- **TASK OBJECTIVE**:
Can you transcribe the data exactly? Leave the pictures out.

=== MATERIAL ===

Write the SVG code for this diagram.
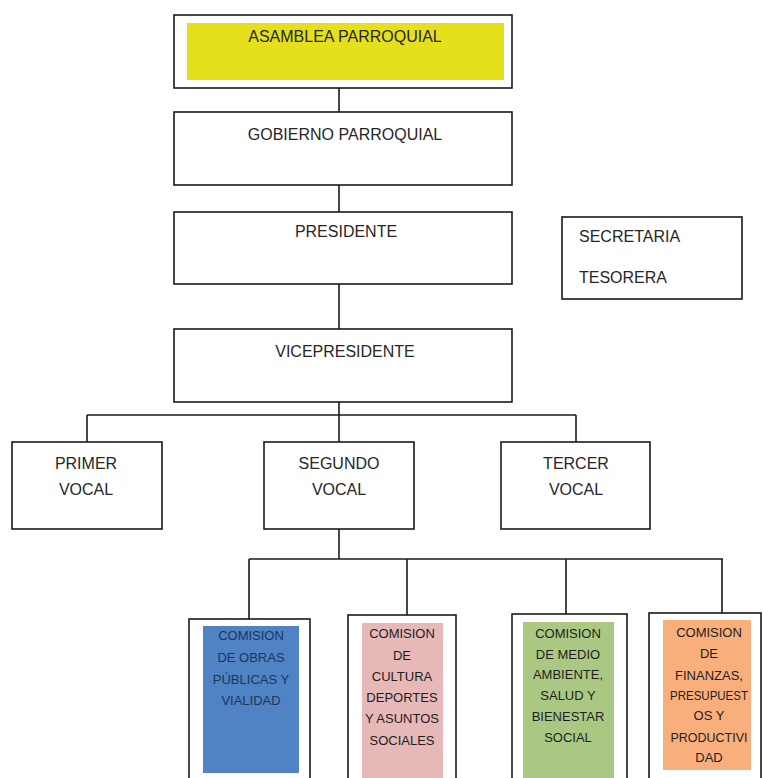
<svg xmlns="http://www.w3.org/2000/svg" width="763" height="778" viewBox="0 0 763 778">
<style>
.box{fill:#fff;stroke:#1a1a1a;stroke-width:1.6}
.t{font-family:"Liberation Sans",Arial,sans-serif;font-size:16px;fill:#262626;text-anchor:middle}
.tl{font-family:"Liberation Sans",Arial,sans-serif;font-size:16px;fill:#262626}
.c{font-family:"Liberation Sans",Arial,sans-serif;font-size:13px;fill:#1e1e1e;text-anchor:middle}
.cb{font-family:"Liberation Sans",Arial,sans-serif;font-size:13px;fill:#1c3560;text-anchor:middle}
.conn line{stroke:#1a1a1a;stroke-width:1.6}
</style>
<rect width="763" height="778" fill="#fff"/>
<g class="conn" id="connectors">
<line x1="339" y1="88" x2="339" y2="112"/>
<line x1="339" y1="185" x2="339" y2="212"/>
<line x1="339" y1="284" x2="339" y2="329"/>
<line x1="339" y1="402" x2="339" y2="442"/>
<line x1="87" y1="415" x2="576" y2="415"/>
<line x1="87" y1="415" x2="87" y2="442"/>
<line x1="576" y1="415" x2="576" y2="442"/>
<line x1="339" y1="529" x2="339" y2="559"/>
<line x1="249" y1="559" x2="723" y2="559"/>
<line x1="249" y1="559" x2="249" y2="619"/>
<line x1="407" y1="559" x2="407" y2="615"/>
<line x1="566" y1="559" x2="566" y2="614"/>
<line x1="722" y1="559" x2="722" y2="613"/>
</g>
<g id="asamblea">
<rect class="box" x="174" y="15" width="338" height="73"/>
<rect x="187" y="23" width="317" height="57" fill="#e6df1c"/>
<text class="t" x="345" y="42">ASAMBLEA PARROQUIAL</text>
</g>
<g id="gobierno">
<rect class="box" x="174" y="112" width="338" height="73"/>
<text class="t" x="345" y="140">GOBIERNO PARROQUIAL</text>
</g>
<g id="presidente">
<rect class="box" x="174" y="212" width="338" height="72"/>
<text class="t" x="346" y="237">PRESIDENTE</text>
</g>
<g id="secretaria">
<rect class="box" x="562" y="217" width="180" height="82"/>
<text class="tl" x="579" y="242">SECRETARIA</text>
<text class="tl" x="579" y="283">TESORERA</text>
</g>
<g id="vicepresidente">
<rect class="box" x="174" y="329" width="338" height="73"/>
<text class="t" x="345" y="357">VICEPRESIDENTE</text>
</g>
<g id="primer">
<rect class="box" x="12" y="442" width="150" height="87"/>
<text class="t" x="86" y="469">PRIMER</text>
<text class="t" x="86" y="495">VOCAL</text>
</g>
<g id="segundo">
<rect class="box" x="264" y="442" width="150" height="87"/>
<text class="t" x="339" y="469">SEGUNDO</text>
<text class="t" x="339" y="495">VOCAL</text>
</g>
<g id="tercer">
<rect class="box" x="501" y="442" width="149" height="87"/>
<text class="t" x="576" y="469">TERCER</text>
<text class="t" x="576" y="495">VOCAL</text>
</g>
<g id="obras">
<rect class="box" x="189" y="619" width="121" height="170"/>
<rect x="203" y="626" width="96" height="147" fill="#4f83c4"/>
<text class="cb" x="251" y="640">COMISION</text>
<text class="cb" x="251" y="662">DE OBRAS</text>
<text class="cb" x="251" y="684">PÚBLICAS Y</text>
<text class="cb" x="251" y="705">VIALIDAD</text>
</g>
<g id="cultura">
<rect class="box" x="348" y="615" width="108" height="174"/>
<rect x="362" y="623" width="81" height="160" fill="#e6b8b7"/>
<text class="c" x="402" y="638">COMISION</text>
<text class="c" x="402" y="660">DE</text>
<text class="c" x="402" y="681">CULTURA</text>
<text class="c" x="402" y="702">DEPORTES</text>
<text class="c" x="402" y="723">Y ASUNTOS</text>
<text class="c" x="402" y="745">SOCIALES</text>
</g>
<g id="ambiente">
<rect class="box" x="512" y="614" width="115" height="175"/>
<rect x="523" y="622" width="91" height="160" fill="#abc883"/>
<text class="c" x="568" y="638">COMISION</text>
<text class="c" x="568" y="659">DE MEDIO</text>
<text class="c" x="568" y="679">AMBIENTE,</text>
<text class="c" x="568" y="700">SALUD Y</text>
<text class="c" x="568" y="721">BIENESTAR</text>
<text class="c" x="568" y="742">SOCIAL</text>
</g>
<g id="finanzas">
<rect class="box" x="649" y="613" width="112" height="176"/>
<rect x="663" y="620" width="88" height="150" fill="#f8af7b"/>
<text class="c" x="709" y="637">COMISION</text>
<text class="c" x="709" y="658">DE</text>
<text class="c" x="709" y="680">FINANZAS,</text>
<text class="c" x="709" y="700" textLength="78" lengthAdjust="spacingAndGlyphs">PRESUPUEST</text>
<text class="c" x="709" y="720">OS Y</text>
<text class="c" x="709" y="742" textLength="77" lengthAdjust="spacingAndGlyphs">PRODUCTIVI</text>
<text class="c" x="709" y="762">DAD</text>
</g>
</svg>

===

- **FINISHED EXERCISE**:
Write the SVG code for this diagram.
<svg xmlns="http://www.w3.org/2000/svg" width="763" height="778" viewBox="0 0 763 778">
<style>
.box{fill:#fff;stroke:#1a1a1a;stroke-width:1.6}
.t{font-family:"Liberation Sans",Arial,sans-serif;font-size:16px;fill:#262626;text-anchor:middle}
.tl{font-family:"Liberation Sans",Arial,sans-serif;font-size:16px;fill:#262626}
.c{font-family:"Liberation Sans",Arial,sans-serif;font-size:13px;fill:#1e1e1e;text-anchor:middle}
.cb{font-family:"Liberation Sans",Arial,sans-serif;font-size:13px;fill:#1c3560;text-anchor:middle}
.conn line{stroke:#1a1a1a;stroke-width:1.6}
</style>
<rect width="763" height="778" fill="#fff"/>
<g class="conn" id="connectors">
<line x1="339" y1="88" x2="339" y2="112"/>
<line x1="339" y1="185" x2="339" y2="212"/>
<line x1="339" y1="284" x2="339" y2="329"/>
<line x1="339" y1="402" x2="339" y2="442"/>
<line x1="87" y1="415" x2="576" y2="415"/>
<line x1="87" y1="415" x2="87" y2="442"/>
<line x1="576" y1="415" x2="576" y2="442"/>
<line x1="339" y1="529" x2="339" y2="559"/>
<line x1="249" y1="559" x2="723" y2="559"/>
<line x1="249" y1="559" x2="249" y2="619"/>
<line x1="407" y1="559" x2="407" y2="615"/>
<line x1="566" y1="559" x2="566" y2="614"/>
<line x1="722" y1="559" x2="722" y2="613"/>
</g>
<g id="asamblea">
<rect class="box" x="174" y="15" width="338" height="73"/>
<rect x="187" y="23" width="317" height="57" fill="#e6df1c"/>
<text class="t" x="345" y="42">ASAMBLEA PARROQUIAL</text>
</g>
<g id="gobierno">
<rect class="box" x="174" y="112" width="338" height="73"/>
<text class="t" x="345" y="140">GOBIERNO PARROQUIAL</text>
</g>
<g id="presidente">
<rect class="box" x="174" y="212" width="338" height="72"/>
<text class="t" x="346" y="237">PRESIDENTE</text>
</g>
<g id="secretaria">
<rect class="box" x="562" y="217" width="180" height="82"/>
<text class="tl" x="579" y="242">SECRETARIA</text>
<text class="tl" x="579" y="283">TESORERA</text>
</g>
<g id="vicepresidente">
<rect class="box" x="174" y="329" width="338" height="73"/>
<text class="t" x="345" y="357">VICEPRESIDENTE</text>
</g>
<g id="primer">
<rect class="box" x="12" y="442" width="150" height="87"/>
<text class="t" x="86" y="469">PRIMER</text>
<text class="t" x="86" y="495">VOCAL</text>
</g>
<g id="segundo">
<rect class="box" x="264" y="442" width="150" height="87"/>
<text class="t" x="339" y="469">SEGUNDO</text>
<text class="t" x="339" y="495">VOCAL</text>
</g>
<g id="tercer">
<rect class="box" x="501" y="442" width="149" height="87"/>
<text class="t" x="576" y="469">TERCER</text>
<text class="t" x="576" y="495">VOCAL</text>
</g>
<g id="obras">
<rect class="box" x="189" y="619" width="121" height="170"/>
<rect x="203" y="626" width="96" height="147" fill="#4f83c4"/>
<text class="cb" x="251" y="640">COMISION</text>
<text class="cb" x="251" y="662">DE OBRAS</text>
<text class="cb" x="251" y="684">PÚBLICAS Y</text>
<text class="cb" x="251" y="705">VIALIDAD</text>
</g>
<g id="cultura">
<rect class="box" x="348" y="615" width="108" height="174"/>
<rect x="362" y="623" width="81" height="160" fill="#e6b8b7"/>
<text class="c" x="402" y="638">COMISION</text>
<text class="c" x="402" y="660">DE</text>
<text class="c" x="402" y="681">CULTURA</text>
<text class="c" x="402" y="702">DEPORTES</text>
<text class="c" x="402" y="723">Y ASUNTOS</text>
<text class="c" x="402" y="745">SOCIALES</text>
</g>
<g id="ambiente">
<rect class="box" x="512" y="614" width="115" height="175"/>
<rect x="523" y="622" width="91" height="160" fill="#abc883"/>
<text class="c" x="568" y="638">COMISION</text>
<text class="c" x="568" y="659">DE MEDIO</text>
<text class="c" x="568" y="679">AMBIENTE,</text>
<text class="c" x="568" y="700">SALUD Y</text>
<text class="c" x="568" y="721">BIENESTAR</text>
<text class="c" x="568" y="742">SOCIAL</text>
</g>
<g id="finanzas">
<rect class="box" x="649" y="613" width="112" height="176"/>
<rect x="663" y="620" width="88" height="150" fill="#f8af7b"/>
<text class="c" x="709" y="637">COMISION</text>
<text class="c" x="709" y="658">DE</text>
<text class="c" x="709" y="680">FINANZAS,</text>
<text class="c" x="709" y="700" textLength="78" lengthAdjust="spacingAndGlyphs">PRESUPUEST</text>
<text class="c" x="709" y="720">OS Y</text>
<text class="c" x="709" y="742" textLength="77" lengthAdjust="spacingAndGlyphs">PRODUCTIVI</text>
<text class="c" x="709" y="762">DAD</text>
</g>
</svg>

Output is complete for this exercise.